China travel agencies suspend Philippine tours

The standoff between China and the Philippines over disputed islands reached a new high.

Beijing: The standoff between China and the Philippines over disputed islands reached a new high on Thursday with Beijing warning about anti-China demonstrations leading to hundreds of Chinese cancelling their plans to visit the country.

The tour operators all over China have cancelled bookings after an adversary put out by the Chinese embassy in Philippines warned about massive anti-China demonstration and asked its nationals to take care of their personal security as well as their assets, official news agency Xinhua reported.

The agency quoted two travel agencies as saying 500 of their customers put off their plans.
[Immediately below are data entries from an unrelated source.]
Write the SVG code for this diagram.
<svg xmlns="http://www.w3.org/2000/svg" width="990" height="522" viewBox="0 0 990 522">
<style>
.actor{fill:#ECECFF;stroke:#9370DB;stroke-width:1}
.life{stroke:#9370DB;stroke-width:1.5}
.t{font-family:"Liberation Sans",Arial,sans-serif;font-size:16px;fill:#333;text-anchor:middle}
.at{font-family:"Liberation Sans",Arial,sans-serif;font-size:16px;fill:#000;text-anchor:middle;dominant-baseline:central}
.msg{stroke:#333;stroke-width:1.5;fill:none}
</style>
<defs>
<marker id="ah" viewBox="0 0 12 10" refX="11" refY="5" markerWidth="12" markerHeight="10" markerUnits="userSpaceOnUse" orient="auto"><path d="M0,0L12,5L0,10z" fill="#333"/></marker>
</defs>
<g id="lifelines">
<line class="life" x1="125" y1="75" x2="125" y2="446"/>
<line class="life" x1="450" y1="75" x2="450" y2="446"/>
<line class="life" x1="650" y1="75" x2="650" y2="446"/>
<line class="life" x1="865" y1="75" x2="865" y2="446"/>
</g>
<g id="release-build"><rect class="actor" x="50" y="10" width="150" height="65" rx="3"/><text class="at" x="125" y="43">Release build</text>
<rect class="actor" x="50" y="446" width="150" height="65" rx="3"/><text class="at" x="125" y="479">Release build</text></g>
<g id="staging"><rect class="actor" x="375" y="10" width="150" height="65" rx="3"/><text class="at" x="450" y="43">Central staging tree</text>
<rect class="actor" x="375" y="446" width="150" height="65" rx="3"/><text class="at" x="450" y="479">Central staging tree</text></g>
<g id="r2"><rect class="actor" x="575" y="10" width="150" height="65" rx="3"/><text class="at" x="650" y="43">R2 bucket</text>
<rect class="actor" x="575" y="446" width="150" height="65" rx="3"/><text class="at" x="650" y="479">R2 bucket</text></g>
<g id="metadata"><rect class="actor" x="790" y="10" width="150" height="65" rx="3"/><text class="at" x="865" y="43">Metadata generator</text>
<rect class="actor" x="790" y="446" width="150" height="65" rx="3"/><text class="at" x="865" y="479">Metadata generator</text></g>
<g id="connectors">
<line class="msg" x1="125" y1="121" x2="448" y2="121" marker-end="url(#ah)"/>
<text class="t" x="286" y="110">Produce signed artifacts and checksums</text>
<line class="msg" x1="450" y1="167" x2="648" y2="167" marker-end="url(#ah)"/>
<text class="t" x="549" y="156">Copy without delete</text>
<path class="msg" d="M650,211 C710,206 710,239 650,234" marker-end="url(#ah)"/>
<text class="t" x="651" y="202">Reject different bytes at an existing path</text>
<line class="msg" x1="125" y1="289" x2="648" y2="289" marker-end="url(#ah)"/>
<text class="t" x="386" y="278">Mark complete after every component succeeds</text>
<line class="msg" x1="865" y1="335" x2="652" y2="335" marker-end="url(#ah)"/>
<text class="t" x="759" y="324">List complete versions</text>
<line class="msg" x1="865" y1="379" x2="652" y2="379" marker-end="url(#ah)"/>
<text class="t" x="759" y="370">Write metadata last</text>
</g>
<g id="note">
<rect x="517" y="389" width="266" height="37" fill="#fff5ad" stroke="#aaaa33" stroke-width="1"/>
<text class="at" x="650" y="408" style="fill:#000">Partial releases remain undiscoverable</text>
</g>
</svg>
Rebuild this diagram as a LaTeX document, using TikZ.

Chinese tourism industry insiders said that since tourism is a pillar industry for the Philippine economy, they expect that the country will create a better, more stable environment for visitors, it said.

The Chinese advisory was expected to hit Philippines as Chinese constitute nine percent of its overall tourists.

However, the two sides resumed diplomatic consultations.

Chinese Foreign Ministry spokesman Hong Lei told a media briefing here that diplomatic contacts between Philippine Foreign Ministry and the Chinese embassy in Manila have been resumed.

In Manila, Department of Foreign Affairs spokesman Raul Hernandez said that Philippine diplomats "are endeavouring to undertake a new diplomatic initiative, which we hope will help diffuse the situation".

Hong said China took note of the remarks as well as the action taken by the Philippine Foreign Ministry.

The standoff began last month over Philippines objecting to the presence Chinese fishermen at Scarborough Shoal asserting that it is part of its 200 mile Exclusive Economic Zone.

China which calls it Huangyan Island claims it as its inherent part sent its maritime vessels stating that their presence was aimed protecting the fishermen.

Philippines said it is approaching international court of arbitration to assert its claim for EEZ under the international laws of seas.

Chinese analysts dismissed it as a trick by Philippines to internationalise the dispute.